Compliance, audit, and reporting playbooks automate evidence collection and control validation. They extract data from your tools and generate audit-ready reports mapped to frameworks like SOC 2, ISO 27001, and PCI DSS. This makes it easy to prove your security controls actually work.


Real-World Playbook Examples

Looking at real situations helps explain how playbooks work. Let’s start with a phishing alert investigation. The playbook automatically checks the suspicious email link against threat intelligence feeds and URL reputation databases. If confirmed malicious, it quarantines the email from all inboxes and notifies affected users.

Another example is handling a brute-force attack (MITRE ATT&CK T1110). A playbook detects multiple failed authentication attempts from geographically dispersed IP addresses. It immediately suspends the account, forces a password reset, and triggers MFA re-enrollment to prevent credential reuse.

A third common use case is analyzing suspicious files through sandboxing. The playbook submits the email attachment to an isolated sandbox environment for dynamic analysis. If the file exhibits malicious behavior (process injection, registry modification, C2 communication), the playbook quarantines the file, isolates the affected endpoint, and initiates forensic collection.

Tips for Playbook Success

Setting up playbooks requires a bit of planning. One important tip is to document human approval gates clearly. You do not want automated playbooks shutting down business-critical systems without explicit authorization from IT leadership. Reference frameworks like NIST SP 800-61 (Incident Response) and CISA’s Security Orchestration guidance for industry-standard approval workflows.

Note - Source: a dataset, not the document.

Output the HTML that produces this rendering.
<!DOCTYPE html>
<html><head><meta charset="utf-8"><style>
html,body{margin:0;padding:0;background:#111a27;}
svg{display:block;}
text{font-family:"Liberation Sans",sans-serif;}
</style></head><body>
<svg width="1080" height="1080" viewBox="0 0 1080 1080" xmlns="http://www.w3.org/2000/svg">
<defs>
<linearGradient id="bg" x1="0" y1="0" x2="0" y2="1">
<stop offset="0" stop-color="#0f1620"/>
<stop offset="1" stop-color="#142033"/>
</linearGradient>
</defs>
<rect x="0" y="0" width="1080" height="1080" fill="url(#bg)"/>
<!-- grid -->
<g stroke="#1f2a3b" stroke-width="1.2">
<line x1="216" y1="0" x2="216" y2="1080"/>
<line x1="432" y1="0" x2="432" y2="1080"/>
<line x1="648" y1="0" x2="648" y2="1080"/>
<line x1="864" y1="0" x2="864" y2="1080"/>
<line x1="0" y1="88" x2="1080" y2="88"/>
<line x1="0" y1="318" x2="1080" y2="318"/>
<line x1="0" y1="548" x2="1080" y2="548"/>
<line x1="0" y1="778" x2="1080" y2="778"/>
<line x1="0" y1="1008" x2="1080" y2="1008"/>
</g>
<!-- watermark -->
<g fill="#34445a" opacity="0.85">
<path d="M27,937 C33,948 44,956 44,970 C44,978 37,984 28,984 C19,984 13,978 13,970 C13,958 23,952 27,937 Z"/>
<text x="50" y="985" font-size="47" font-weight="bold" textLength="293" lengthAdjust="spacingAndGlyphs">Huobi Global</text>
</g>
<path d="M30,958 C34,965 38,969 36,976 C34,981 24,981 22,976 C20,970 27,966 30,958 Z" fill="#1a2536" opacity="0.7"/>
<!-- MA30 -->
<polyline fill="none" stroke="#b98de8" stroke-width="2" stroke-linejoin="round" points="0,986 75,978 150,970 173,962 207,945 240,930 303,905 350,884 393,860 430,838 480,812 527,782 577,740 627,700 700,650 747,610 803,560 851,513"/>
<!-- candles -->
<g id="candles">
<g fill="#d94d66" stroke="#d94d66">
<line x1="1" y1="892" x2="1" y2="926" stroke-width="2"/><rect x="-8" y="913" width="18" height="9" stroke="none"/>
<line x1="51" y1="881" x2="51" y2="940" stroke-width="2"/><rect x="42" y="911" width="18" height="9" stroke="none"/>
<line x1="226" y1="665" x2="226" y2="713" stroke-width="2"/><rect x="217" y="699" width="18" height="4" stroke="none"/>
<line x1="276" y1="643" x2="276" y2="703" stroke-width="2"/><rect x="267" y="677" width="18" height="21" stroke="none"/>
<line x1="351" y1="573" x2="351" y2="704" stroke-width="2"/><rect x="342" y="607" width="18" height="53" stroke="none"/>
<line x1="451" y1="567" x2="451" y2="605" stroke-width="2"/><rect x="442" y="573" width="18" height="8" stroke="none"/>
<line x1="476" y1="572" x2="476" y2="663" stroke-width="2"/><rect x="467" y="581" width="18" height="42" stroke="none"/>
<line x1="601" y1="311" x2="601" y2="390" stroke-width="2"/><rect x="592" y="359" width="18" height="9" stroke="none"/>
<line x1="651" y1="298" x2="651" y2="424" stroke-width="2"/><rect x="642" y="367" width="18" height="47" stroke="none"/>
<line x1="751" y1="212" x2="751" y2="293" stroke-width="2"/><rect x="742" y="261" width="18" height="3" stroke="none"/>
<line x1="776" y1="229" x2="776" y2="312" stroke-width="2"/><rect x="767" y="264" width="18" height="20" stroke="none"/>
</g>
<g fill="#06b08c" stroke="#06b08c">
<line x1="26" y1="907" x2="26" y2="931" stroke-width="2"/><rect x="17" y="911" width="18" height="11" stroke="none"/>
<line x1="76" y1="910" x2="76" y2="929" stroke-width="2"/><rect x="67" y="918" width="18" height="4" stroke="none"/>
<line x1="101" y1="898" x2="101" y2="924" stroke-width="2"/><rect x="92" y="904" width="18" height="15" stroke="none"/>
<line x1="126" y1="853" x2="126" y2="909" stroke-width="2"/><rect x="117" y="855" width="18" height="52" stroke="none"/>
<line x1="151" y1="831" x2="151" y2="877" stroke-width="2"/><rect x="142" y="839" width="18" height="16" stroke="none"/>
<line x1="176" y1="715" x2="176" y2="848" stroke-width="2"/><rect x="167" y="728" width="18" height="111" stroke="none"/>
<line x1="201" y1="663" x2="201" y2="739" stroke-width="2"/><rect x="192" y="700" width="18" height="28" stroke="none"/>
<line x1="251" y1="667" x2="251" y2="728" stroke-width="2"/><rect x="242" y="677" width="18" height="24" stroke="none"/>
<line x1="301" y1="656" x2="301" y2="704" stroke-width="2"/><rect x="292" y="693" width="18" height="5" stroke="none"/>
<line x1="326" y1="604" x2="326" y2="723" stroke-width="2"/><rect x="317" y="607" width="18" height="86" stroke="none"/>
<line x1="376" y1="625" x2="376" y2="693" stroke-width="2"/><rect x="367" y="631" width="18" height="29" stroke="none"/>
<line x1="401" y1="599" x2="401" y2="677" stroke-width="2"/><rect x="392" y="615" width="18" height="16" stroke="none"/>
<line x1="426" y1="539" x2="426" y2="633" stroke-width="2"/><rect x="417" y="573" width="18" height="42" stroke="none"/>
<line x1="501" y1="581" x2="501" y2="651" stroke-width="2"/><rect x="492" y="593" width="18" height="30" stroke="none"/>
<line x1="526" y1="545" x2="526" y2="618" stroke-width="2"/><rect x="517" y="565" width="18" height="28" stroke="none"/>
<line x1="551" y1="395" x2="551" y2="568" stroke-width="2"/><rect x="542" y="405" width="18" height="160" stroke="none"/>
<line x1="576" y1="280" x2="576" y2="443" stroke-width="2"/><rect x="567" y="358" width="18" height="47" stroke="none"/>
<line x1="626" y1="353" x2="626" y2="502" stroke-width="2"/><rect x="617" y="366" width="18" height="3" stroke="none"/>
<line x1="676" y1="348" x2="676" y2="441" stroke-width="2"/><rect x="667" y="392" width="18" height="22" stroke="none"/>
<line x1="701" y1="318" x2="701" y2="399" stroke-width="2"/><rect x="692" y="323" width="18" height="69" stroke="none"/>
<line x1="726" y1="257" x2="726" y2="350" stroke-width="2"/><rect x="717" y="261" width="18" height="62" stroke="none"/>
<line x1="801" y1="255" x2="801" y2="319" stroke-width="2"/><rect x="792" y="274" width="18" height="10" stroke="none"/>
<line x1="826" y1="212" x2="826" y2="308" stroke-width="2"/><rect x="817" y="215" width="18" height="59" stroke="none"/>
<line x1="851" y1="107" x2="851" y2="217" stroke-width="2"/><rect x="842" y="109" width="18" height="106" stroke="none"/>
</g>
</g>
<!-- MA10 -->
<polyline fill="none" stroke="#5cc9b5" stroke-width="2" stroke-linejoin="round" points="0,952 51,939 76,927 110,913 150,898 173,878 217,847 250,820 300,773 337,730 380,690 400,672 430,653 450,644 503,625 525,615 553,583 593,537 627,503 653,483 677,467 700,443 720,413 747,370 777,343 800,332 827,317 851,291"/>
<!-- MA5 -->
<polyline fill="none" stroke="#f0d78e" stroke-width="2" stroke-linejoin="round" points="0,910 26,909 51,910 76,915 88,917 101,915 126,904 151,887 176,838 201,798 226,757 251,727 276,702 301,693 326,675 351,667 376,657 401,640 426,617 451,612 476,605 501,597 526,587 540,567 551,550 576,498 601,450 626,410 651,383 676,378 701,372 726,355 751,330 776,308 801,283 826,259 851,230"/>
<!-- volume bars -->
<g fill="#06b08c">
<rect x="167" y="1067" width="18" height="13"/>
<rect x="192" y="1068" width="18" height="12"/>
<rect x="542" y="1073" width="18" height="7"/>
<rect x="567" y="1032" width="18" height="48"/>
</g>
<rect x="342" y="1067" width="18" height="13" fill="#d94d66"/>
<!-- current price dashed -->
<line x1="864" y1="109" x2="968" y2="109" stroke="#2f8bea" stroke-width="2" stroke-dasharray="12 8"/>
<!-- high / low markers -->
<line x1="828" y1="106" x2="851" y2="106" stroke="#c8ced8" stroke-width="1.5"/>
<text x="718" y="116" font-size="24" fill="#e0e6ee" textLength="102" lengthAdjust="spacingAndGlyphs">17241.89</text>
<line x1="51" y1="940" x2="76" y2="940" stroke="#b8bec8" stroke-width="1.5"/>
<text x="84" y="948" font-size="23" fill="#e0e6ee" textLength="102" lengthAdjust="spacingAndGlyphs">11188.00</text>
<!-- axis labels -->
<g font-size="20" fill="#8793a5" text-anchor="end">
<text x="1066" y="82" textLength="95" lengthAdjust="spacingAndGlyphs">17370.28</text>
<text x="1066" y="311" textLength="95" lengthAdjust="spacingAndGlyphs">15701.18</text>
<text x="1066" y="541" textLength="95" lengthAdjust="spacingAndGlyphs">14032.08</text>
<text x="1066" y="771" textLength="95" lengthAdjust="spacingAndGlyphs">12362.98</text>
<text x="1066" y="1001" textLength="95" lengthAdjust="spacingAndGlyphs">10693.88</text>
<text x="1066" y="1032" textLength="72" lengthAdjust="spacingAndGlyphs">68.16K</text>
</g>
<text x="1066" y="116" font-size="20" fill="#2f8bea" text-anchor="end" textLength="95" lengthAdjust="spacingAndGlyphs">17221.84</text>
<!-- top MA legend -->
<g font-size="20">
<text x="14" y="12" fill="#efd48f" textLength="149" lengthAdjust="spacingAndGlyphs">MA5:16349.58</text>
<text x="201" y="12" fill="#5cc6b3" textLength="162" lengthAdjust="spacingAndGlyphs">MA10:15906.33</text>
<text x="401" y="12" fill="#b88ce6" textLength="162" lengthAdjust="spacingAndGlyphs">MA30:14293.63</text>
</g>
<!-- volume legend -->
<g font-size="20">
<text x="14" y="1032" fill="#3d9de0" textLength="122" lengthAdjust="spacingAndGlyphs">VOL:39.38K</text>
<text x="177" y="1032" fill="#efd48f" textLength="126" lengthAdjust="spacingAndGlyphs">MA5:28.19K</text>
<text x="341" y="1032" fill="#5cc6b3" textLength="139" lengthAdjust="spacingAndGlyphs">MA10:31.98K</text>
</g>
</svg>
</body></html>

Another great practice is to prioritize quick-win playbooks before attempting complex orchestration. Start by automating low-risk, high-volume alerts (failed login attempts, routine vulnerability scans, certificate expiration warnings) that consume analyst time without adding security value. A fractional CISO or security consultant can help you prioritize automation opportunities based on your threat model and operational maturity.

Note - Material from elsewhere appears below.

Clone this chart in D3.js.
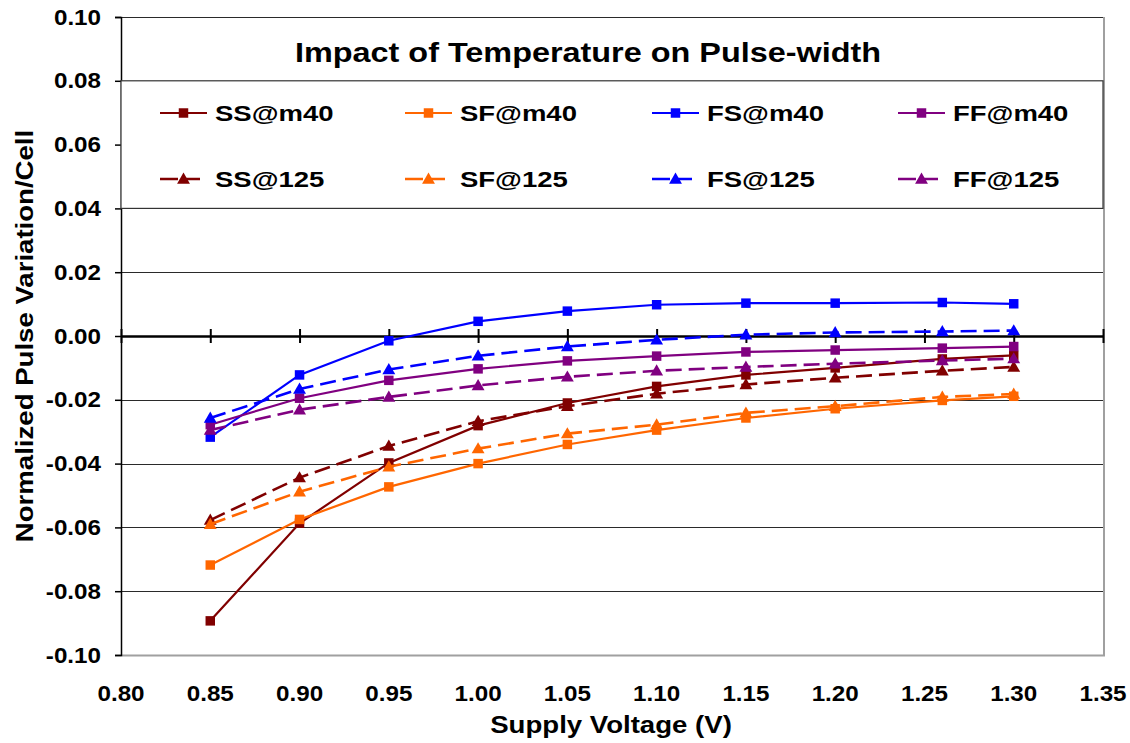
<!DOCTYPE html>
<html>
<head>
<meta charset="utf-8">
<script src="https://cdn.jsdelivr.net/npm/d3@7"></script>
<style>
  body { margin: 0; background: #fff; }
  text { font-family: "Liberation Sans", Arial, sans-serif; font-weight: bold; fill: #000; }
</style>
</head>
<body>
<svg id="chart"></svg>
<script>
// supply voltage (V)
const voltage = [0.85, 0.90, 0.95, 1.00, 1.05, 1.10, 1.15, 1.20, 1.26, 1.30];

// normalized pulse variation per cell
const ssM40 = [-0.0893, -0.0587, -0.0398, -0.0281, -0.0210, -0.0158, -0.0122, -0.0100, -0.0072, -0.0061];
const sfM40 = [-0.0718, -0.0575, -0.0473, -0.0400, -0.0340, -0.0295, -0.0257, -0.0228, -0.0202, -0.0189];
const fsM40 = [-0.0317, -0.0122, -0.0015, 0.0046, 0.0078, 0.0098, 0.0103, 0.0103, 0.0105, 0.0101];
const ffM40 = [-0.0278, -0.0195, -0.0139, -0.0103, -0.0078, -0.0063, -0.0050, -0.0044, -0.0038, -0.0033];
const ss125 = [-0.0577, -0.0444, -0.0345, -0.0267, -0.0220, -0.0181, -0.0152, -0.0131, -0.0109, -0.0097];
const sf125 = [-0.0590, -0.0488, -0.0410, -0.0353, -0.0306, -0.0278, -0.0241, -0.0220, -0.0191, -0.0182];
const fs125 = [-0.0257, -0.0166, -0.0105, -0.0062, -0.0033, -0.0012, 0.0004, 0.0011, 0.0014, 0.0017];
const ff125 = [-0.0295, -0.0231, -0.0191, -0.0155, -0.0128, -0.0109, -0.0097, -0.0087, -0.0077, -0.0071];

const seriesNames = ["SS@m40", "SF@m40", "FS@m40", "FF@m40", "SS@125", "SF@125", "FS@125", "FF@125"];
const seriesValues = [ssM40, sfM40, fsM40, ffM40, ss125, sf125, fs125, ff125];

const xTicks = [0.80, 0.85, 0.90, 0.95, 1.00, 1.05, 1.10, 1.15, 1.20, 1.25, 1.30, 1.35];
const yTicks = [-0.10, -0.08, -0.06, -0.04, -0.02, 0.00, 0.02, 0.04, 0.06, 0.08, 0.10];

const colors = { SS: "#800000", SF: "#ff6600", FS: "#0000ff", FF: "#800080" };

const width = 1130;
const height = 743;
const plotLeft = 121, plotRight = 1103, plotTop = 17, plotBottom = 655;
const stretch = 1.2; // the original text is drawn wider than Arial

const svg = d3.select("#chart")
    .attr("width", width)
    .attr("height", height);

const x = d3.scaleLinear().domain([0.80, 1.35]).range([plotLeft, plotRight]);
const y = d3.scaleLinear().domain([-0.10, 0.10]).range([plotBottom, plotTop]);

function label(g, str, px, py, size, anchor, rotate, sx) {
    const t = g.append("g")
        .attr("transform", `translate(${px},${py})` + (rotate ? " rotate(-90)" : "") + ` scale(${sx || stretch},1)`);
    t.append("text")
        .attr("text-anchor", anchor)
        .attr("dominant-baseline", "central")
        .style("font-size", size + "px")
        .text(str);
}

// plot frame
svg.append("line").attr("x1", plotRight + 1).attr("x2", plotRight + 1).attr("y1", plotTop).attr("y2", plotBottom)
    .attr("stroke", "#a0a0a0").attr("stroke-width", 2);
svg.append("line").attr("x1", plotLeft).attr("x2", plotRight + 2).attr("y1", plotBottom + 0.5).attr("y2", plotBottom + 0.5)
    .attr("stroke", "#a0a0a0").attr("stroke-width", 2);

// gridlines
svg.append("g")
    .selectAll("line")
    .data(yTicks.filter(d => d !== 0 && d !== -0.10))
    .enter().append("line")
    .attr("x1", plotLeft).attr("x2", plotRight)
    .attr("y1", d => Math.round(y(d)) + 0.5).attr("y2", d => Math.round(y(d)) + 0.5)
    .attr("stroke", "#2a2a2a").attr("stroke-width", 1.2);

// y axis on the left
const yAxis = svg.append("g").attr("transform", `translate(${plotLeft},0)`)
    .call(d3.axisLeft(y).tickValues(yTicks).tickSize(6).tickFormat(""));
yAxis.select(".domain").attr("stroke", "#000").attr("stroke-width", 1.5);
yAxis.selectAll(".tick line").attr("stroke", "#000").attr("stroke-width", 1.5);

yTicks.forEach(v => label(svg, v.toFixed(2), 101, y(v), 22, "end", false, 1.1));

// x axis crossing at zero
const xAxis = svg.append("g").attr("transform", `translate(0,${y(0)})`)
    .call(d3.axisBottom(x).tickValues(xTicks).tickSize(6).tickSizeOuter(0).tickFormat(""));
xAxis.select(".domain").attr("stroke", "#000").attr("stroke-width", 2.5);
xAxis.selectAll(".tick line").attr("y1", -7).attr("y2", 7).attr("stroke", "#000").attr("stroke-width", 2);

xTicks.forEach(v => label(svg, v.toFixed(2), x(v), 693, 22, "middle", false, 1.1));

// legend box and title
svg.append("rect")
    .attr("x", plotLeft).attr("y", y(0.08))
    .attr("width", plotRight - plotLeft).attr("height", y(0.04) - y(0.08))
    .attr("fill", "#fff").attr("stroke", "#333").attr("stroke-width", 1.2);

label(svg, "Impact of Temperature on Pulse-width", 588, 52, 27, "middle");
label(svg, "Supply Voltage (V)", 611, 725, 23, "middle");
label(svg, "Normalized Pulse Variation/Cell", 25, 336, 23, "middle", true);

const line = d3.line()
    .x((d, i) => x(voltage[i]))
    .y(d => y(d));

const square = d3.symbol().type(d3.symbolSquare).size(90);
const triangle = d3.symbol().type(d3.symbolTriangle).size(72);

function drawMarker(g, name, px, py) {
    const hot = name.endsWith("125");
    g.append("path")
        .attr("d", hot ? triangle() : square())
        .attr("transform", `translate(${px},${py + (hot ? 1 : 0)})`)
        .attr("fill", colors[name.slice(0, 2)]);
}

// series
seriesNames.forEach((name, k) => {
    const hot = name.endsWith("125");
    const g = svg.append("g");
    g.append("path")
        .datum(seriesValues[k])
        .attr("d", line)
        .attr("fill", "none")
        .attr("stroke", colors[name.slice(0, 2)])
        .attr("stroke-width", hot ? 2.6 : 2.2)
        .attr("stroke-dasharray", hot ? "16,7" : null);
    seriesValues[k].forEach((v, i) => drawMarker(g, name, x(voltage[i]), y(v)));
});

// legend entries
const legendX = [160, 405, 652, 898];
const legendY = [113, 179];
seriesNames.forEach((name, k) => {
    const hot = name.endsWith("125");
    const lx = legendX[k % 4];
    const ly = legendY[Math.floor(k / 4)];
    const g = svg.append("g");
    g.append("line")
        .attr("x1", lx).attr("x2", lx + (hot ? 42 : 47)).attr("y1", ly).attr("y2", ly)
        .attr("stroke", colors[name.slice(0, 2)])
        .attr("stroke-width", hot ? 2.6 : 2.2)
        .attr("stroke-dasharray", hot ? "18,4" : null);
    drawMarker(g, name, lx + 23.5, ly);
    label(g, name, lx + 55, ly, 22, "start", false, 1.25);
});
</script>
</body>
</html>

Finally, implement continuous improvement loops. Regularly review playbook metrics (execution time, false positive rate, escalation frequency) with your SOC team. Tune detection logic and response actions based on emerging threats and operational feedback to maintain effectiveness.


FAQs

What exactly does a SOAR playbook do?
A SOAR playbook is a predefined, automated workflow that manages the detection, investigation, and response process across your security tools. It translates manual SOC steps into a machine-driven sequence, handling tasks like data enrichment, alert triage, and incident containment at much higher speeds than a human could alone.
How do playbooks help with alert fatigue?
They automatically suppress or close low-severity alerts triggered by routine behavior, such as scheduled scans or software updates. By correlating related signals and filtering out known false positives, playbooks ensure that analysts only spend time on high-fidelity, actionable threats rather than drowning in noise.
Can playbooks talk to my other tools?
Yes. Orchestration is a core feature of SOAR, allowing playbooks to act as a “central nervous system” that connects disparate tools via APIs. A single playbook can ingest a SIEM alert, query threat intelligence feeds, check user identity in an IdP, and execute a block on a firewall or EDR—all in one coordinated effort.
Do playbooks act without human permission?
Only if configured to do so. While many teams automate low-risk actions (like enrichment), critical response actions usually include “human-in-the-loop” decision points. This allows the playbook to do the heavy lifting of gathering evidence, then pause for an analyst to review and approve the final containment or remediation step.

Conclusion

Security teams are tired of manual, repetitive tasks like copying IP addresses, pivoting between tools, and documenting routine actions. SOAR playbooks automate this operational overhead so analysts can focus on high-value activities: threat hunting, incident investigation, and strategic security improvements. When you automate the repetitive tasks, you keep your business safe and your analysts happy.